Des images désolantes
Les amoureux de la nature pourront vous parler de la majesté du faisan fourrageant dans les plaines, des joyeuses troupes de petits perdreaux filant derrière leur maman dans un champ en jachère. Rien de cette liberté dans les élevages d’oiseaux destinés à la chasse, où la logique est industrielle : insémination artificielle et chaînes de tri automatisées pour les poussins nés en incubateur, loin de leurs parents. Au prime âge, les oiseaux vivront dans le noir durant des semaines (l’obscurité limite les agressions dans les concentrations d’animaux grandissant au sol, jusqu’à 50 par m2). Au stade juvénile, il faudra appareiller leur bec de plastique contre les atteintes physiques dans ces élevages à haute promiscuité. Douleur de la perforation des cloisons nasales, gênes dans la déglutition, sont parfois mortelles.
Le bagne avant la mort
Après des semaines passées enfermés dans des bâtiments, les oiseaux sont remisés à l’extérieur. Nos images révèlent des batteries de cages et volières à perte de vue, où règne une forte odeur mêlant la putréfaction des animaux morts et les fèces des survivants. Les couples de perdrix sont en piteux état dans d’étroits boxes métalliques où ils suffoquent l’été, se mutilent entre eux ou en tentant, en permanence, de s’échapper. Les plumages, chamarrés dans la nature, sont ici ternes, dégarnis à force de picages entre détenus. Ces bagnards arborent la tristesse de leur destin.

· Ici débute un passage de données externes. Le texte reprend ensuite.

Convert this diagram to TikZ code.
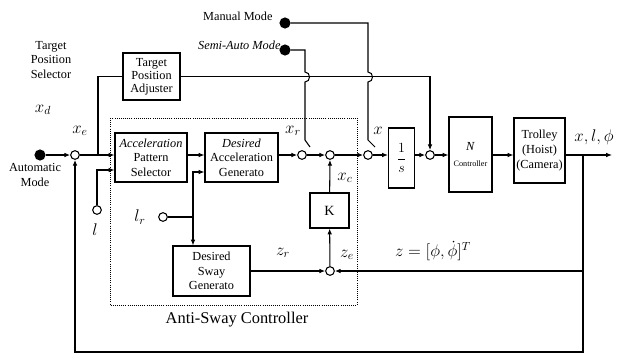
\documentclass[tikz,border=0pt]{standalone}
\usepackage{amssymb,amsmath}
\usepackage{fontspec}
\setmainfont{Liberation Serif}
\usetikzlibrary{arrows.meta}

\begin{document}
\begin{tikzpicture}[x=0.03cm,y=-0.03cm,line width=0.9pt,
    block/.style={draw,align=center,inner sep=1pt,font=\fontsize{10.5}{12.5}\selectfont},
    sumpt/.style={circle,draw,fill=white,minimum size=0.26cm,inner sep=0pt},
    source/.style={circle,draw,fill=black,minimum size=0.3cm,inner sep=0pt},
    txt/.style={font=\fontsize{10.5}{12.5}\selectfont,align=center,inner sep=0pt},
    sig/.style={font=\fontsize{14}{14}\selectfont,inner sep=0pt},
    arr/.style={-{Latex[length=5pt,width=4pt]}}]

\useasboundingbox (0,0) rectangle (622,354);

% Blocks
\node[block,minimum width=1.71cm,minimum height=1.41cm,font=\fontsize{10.5}{11}\selectfont] (tpa) at (151.5,76.5) {Target\\Position\\Adjuster};
\node[block,minimum width=2.16cm,minimum height=1.47cm] (aps) at (151,157.5) {\textit{Acceleration}\\Pattern\\Selector};
\node[block,minimum width=2.19cm,minimum height=1.47cm] (dag) at (241.5,157.5) {\textit{Desired}\\Acceleration\\Generato};
\node[block,minimum width=2.31cm,minimum height=1.5cm] (dsg) at (211.5,271) {Desired\\Sway\\Generato};
\node[block,minimum width=1.17cm,minimum height=1.05cm,font=\fontsize{12}{12}\selectfont] (gain) at (329.5,210.5) {K};
\node[block,minimum width=0.78cm,minimum height=1.8cm,font=\fontsize{13}{13}\selectfont] (integ) at (401.5,158) {$\dfrac{1}{s}$};
\node[block,minimum width=1.29cm,minimum height=2.25cm] (nctrl) at (470.5,154.5) {\textit{N}\\[2pt]{\fontsize{7}{8}\selectfont Controller}};
\node[block,minimum width=1.53cm,minimum height=1.95cm] (trolley) at (539.5,150.5) {Trolley\\(Hoist)\\(Camera)};

% Sources, switches and summing points
\node[source] (autodot) at (40,155) {};
\node[source] (manualdot) at (285,23) {};
\node[source] (semidot) at (285,50) {};
\node[sumpt] (sumA) at (75,155) {};
\node[sumpt] (lcirc) at (97,210) {};
\node[sumpt] (lrcirc) at (163,217) {};
\node[sumpt] (xrsw) at (302,155) {};
\node[sumpt] (sumB) at (330,155) {};
\node[sumpt] (xsw) at (368,155) {};
\node[sumpt] (sumC) at (430,155) {};
\node[sumpt] (sumD) at (330,271) {};

\coordinate (xejoin) at (98,155);
\coordinate (lrjoin) at (193,217);
\coordinate (tap) at (583,155);
\coordinate (out) at (612,155);
\coordinate (fbcorner) at (75,352);
\coordinate (semiarm) at (310,147);
\coordinate (manualarm) at (375,147);

% Anti-sway controller frame
\draw[densely dotted,line width=0.8pt] (110,118) rectangle (357,305);
\node[font=\fontsize{14}{14}\selectfont,inner sep=0pt] (aswlabel) at (237,320) {Anti-Sway Controller};

% Labels
\node[txt,anchor=east] (manuallbl) at (273,16) {Manual Mode};
\node[txt,anchor=east] (semilbl) at (281,45) {\textit{Semi-Auto Mode}};
\node[txt] (tpslbl) at (51,60) {Target\\Position\\Selector};
\node[txt] (autolbl) at (35,175) {Automatic\\Mode};
\node[sig] (xdlbl) at (43,110) {$x_d$};
\node[sig] (xelbl) at (80,131) {$x_e$};
\node[sig] (llbl) at (95,230) {$l$};
\node[sig] (lrlbl) at (140,217) {$l_r$};
\node[sig] (xrlbl) at (293,131) {$x_r$};
\node[sig] (xlbl) at (378,131) {$x$};
\node[sig] (xclbl) at (345,178) {$x_c$};
\node[sig] (zelbl) at (347,255) {$z_e$};
\node[sig] (zrlbl) at (283,253) {$z_r$};
\node[sig] (zlbl) at (433,251) {$z=[\phi,\dot{\phi}]^T$};
\node[sig] (outlbl) at (594,137) {$x,l,\phi$};

% Forward path
\draw[arr] (autodot) -- (sumA);
\draw[arr] (sumA) -- (aps.west |- sumA);
\draw (xejoin) |- (tpa.west);
\draw[arr] (tpa.east) -| (sumC);
\draw[arr] (lcirc) |- ([yshift=-0.375cm]aps.west);
\draw[arr] (aps.east |- sumA) -- (dag.west |- sumA);
\draw (lrcirc) -- (lrjoin);
\draw[arr] (lrjoin) |- ([yshift=-0.435cm]dag.west);
\draw[arr] (lrjoin) -- (lrjoin |- dsg.north);
\draw[arr] (dag.east |- sumA) -- (xrsw);
\draw[arr] (xrsw) -- (sumB);
\draw[arr] (sumB) -- (xsw);
\draw[arr] (xsw) -- (integ.west |- xsw);
\draw[arr] (integ.east |- sumC) -- (sumC);
\draw[arr] (sumC) -- (nctrl.west |- sumC);
\draw[arr] (nctrl.east |- sumC) -- (trolley.west |- sumC);
\draw[arr] (trolley.east |- sumC) -- (out);

% Sway loop and position feedback
\draw[arr] (dsg.east) -- (sumD);
\draw[arr] (tap) |- (sumD);
\draw[arr] (sumD) -- (gain);
\draw[arr] (gain) -- (sumB);
\draw[arr] (tap) |- (fbcorner) -- (sumA);

% Mode switches, jumping the adjuster line
\draw (semidot) -- (305,50) -- (305,72) .. controls (311,72) and (311,82) .. (305,82) -- (305,140) -- (semiarm);
\draw (manualdot) -- (368,23) -- (368,72) .. controls (374,72) and (374,82) .. (368,82) -- (368,140) -- (manualarm);

\end{tikzpicture}
\end{document}
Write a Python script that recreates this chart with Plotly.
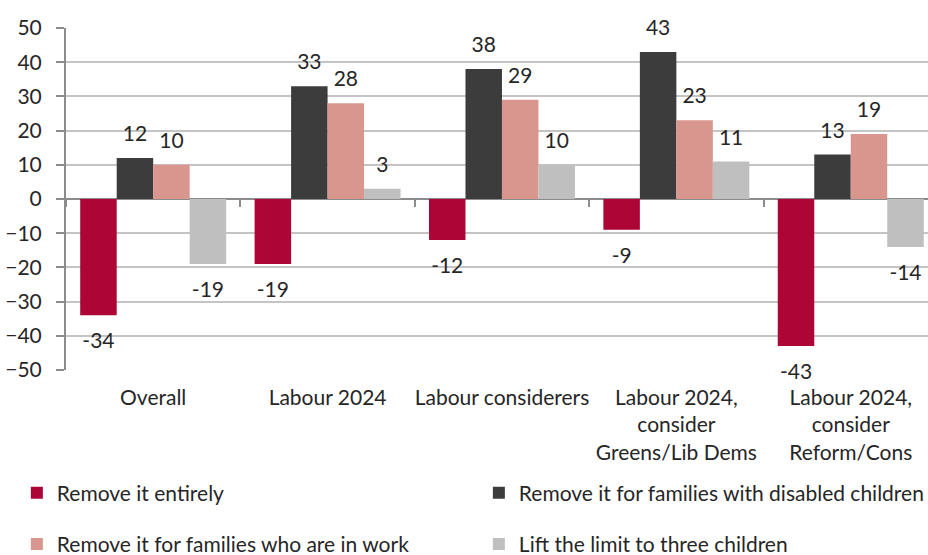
import plotly.graph_objects as go

# ---------------- data ----------------
categories = [
    "Overall",
    "Labour 2024",
    "Labour considerers",
    "Labour 2024,<br>consider<br>Greens/Lib Dems",
    "Labour 2024,<br>consider<br>Reform/Cons",
]
series_names = [
    "Remove it entirely",
    "Remove it for families with disabled children",
    "Remove it for families who are in work",
    "Lift the limit to three children",
]
remove_entirely = [-34, -19, -12, -9, -43]
remove_disabled = [12, 33, 38, 43, 13]
remove_in_work = [10, 28, 29, 23, 19]
lift_to_three = [-19, 3, 10, 11, -14]
y_tick_values = [-50, -40, -30, -20, -10, 0, 10, 20, 30, 40, 50]

series_values = [remove_entirely, remove_disabled, remove_in_work, lift_to_three]

# ---------------- style ----------------
colors = ["#AC0536", "#3C3C3C", "#D8968F", "#BFBFBF"]
legend_ids = ["legend", "legend", "legend2", "legend2"]
FONT = "Lato, 'Open Sans', sans-serif"
TEXT_COLOR = "#262626"
AXIS_GRAY = "#8C8C8C"
GRID_GRAY = "#C4C4C4"
GAP = 0.163

fig = go.Figure()

for i, (name, vals) in enumerate(zip(series_names, series_values)):
    fig.add_trace(go.Bar(
        x=categories, y=vals, name=name,
        marker=dict(color=colors[i], line=dict(width=0)),
        offsetgroup=str(i), legend=legend_ids[i],
        hoverinfo="skip",
    ))

# value labels: invisible markers grouped like the bars, text offset from bar ends
for i, vals in enumerate(series_values):
    fig.add_trace(go.Scatter(
        x=categories, y=vals, xaxis="x2", yaxis="y",
        mode="markers+text",
        text=[str(v) for v in vals],
        textposition=["top center" if v >= 0 else "bottom center" for v in vals],
        textfont=dict(family=FONT, size=21, color=TEXT_COLOR),
        marker=dict(size=[17 if v >= 0 else 26 for v in vals], opacity=0),
        offsetgroup=str(i), orientation="v",
        showlegend=False, hoverinfo="skip", cliponaxis=False,
    ))

xrange = [-0.5, 4.443]

fig.update_layout(
    width=928, height=555,
    margin=dict(l=66, r=0, t=28, b=185, autoexpand=False),
    paper_bgcolor="white", plot_bgcolor="white",
    barmode="group", bargap=GAP, bargroupgap=0,
    scattermode="group", scattergap=GAP,
    font=dict(family=FONT, size=20, color=TEXT_COLOR),
    xaxis=dict(
        type="category", range=xrange,
        showgrid=False, zeroline=False, showline=False, ticks="",
        tickfont=dict(family=FONT, size=21, color=TEXT_COLOR),
        ticklabelstandoff=13,
    ),
    xaxis2=dict(
        type="category", range=xrange, overlaying="x", anchor="free",
        position=0.5, side="bottom",
        showgrid=False, zeroline=False, showline=False,
        showticklabels=False, ticks="outside", ticklen=7, tickwidth=2,
        tickcolor=AXIS_GRAY, tickson="boundaries",
    ),
    yaxis=dict(
        range=[-50, 50], tickvals=y_tick_values,
        showgrid=True, gridcolor=GRID_GRAY, gridwidth=2,
        zeroline=True, zerolinecolor=AXIS_GRAY, zerolinewidth=2,
        showline=True, linecolor=AXIS_GRAY, linewidth=2,
        ticks="outside", ticklen=8, tickwidth=2, tickcolor=AXIS_GRAY,
        tickfont=dict(family=FONT, size=21, color=TEXT_COLOR),
        ticklabelstandoff=10,
    ),
    legend=dict(
        orientation="h", x=-0.057, xanchor="left", y=-0.36, yanchor="middle",
        entrywidth=417, entrywidthmode="pixels",
        font=dict(family=FONT, size=21, color=TEXT_COLOR),
        bgcolor="rgba(0,0,0,0)", itemclick=False, itemdoubleclick=False,
    ),
    legend2=dict(
        orientation="h", x=-0.057, xanchor="left", y=-0.51, yanchor="middle",
        entrywidth=417, entrywidthmode="pixels",
        font=dict(family=FONT, size=21, color=TEXT_COLOR),
        bgcolor="rgba(0,0,0,0)", itemclick=False, itemdoubleclick=False,
    ),
)

fig.write_html("out.html")
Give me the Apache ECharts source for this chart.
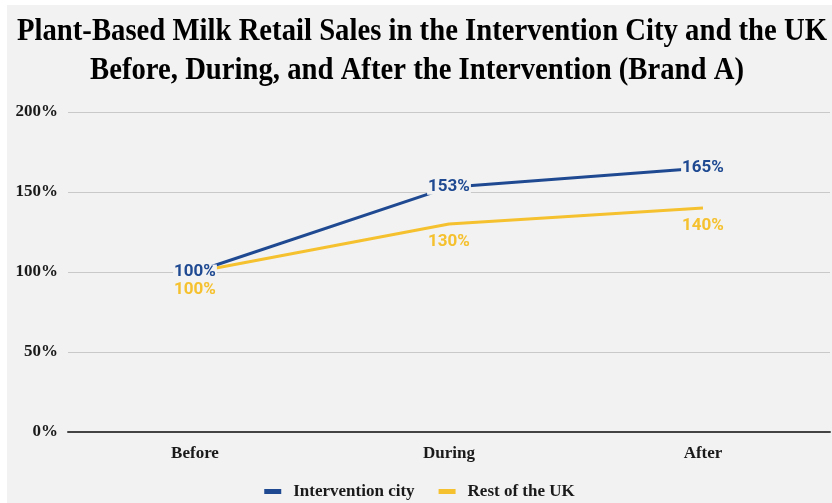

La présence humaine est ténue, les oiseaux sont livrés à eux-mêmes dans un univers sans enrichissement, au nourrissage automatisé et chimique. L’herbe a disparu depuis longtemps sous les incessants allers-retours des faisans rendus fous par la captivité. La terre est nue, ceinte de grillages doublés de filets de protection. Se jeter contre le grillage ne sert à rien, mais c’est leur principale activité. Le pire concerne les mâles reproducteurs, qui ne quitteront leur clapier ou volière qu’après deux ou trois ans de service, premier et dernier envol…
Souffrance animale, business cruel
Depuis la fin des années 1950, on élève en France des animaux uniquement destinés à la chasse. Espèces parmi les plus tuées en France, faisans et perdrix en sont les principales victimes. 19 millions par an, relâchés sans besoin d’autorisation et guère de contrôles.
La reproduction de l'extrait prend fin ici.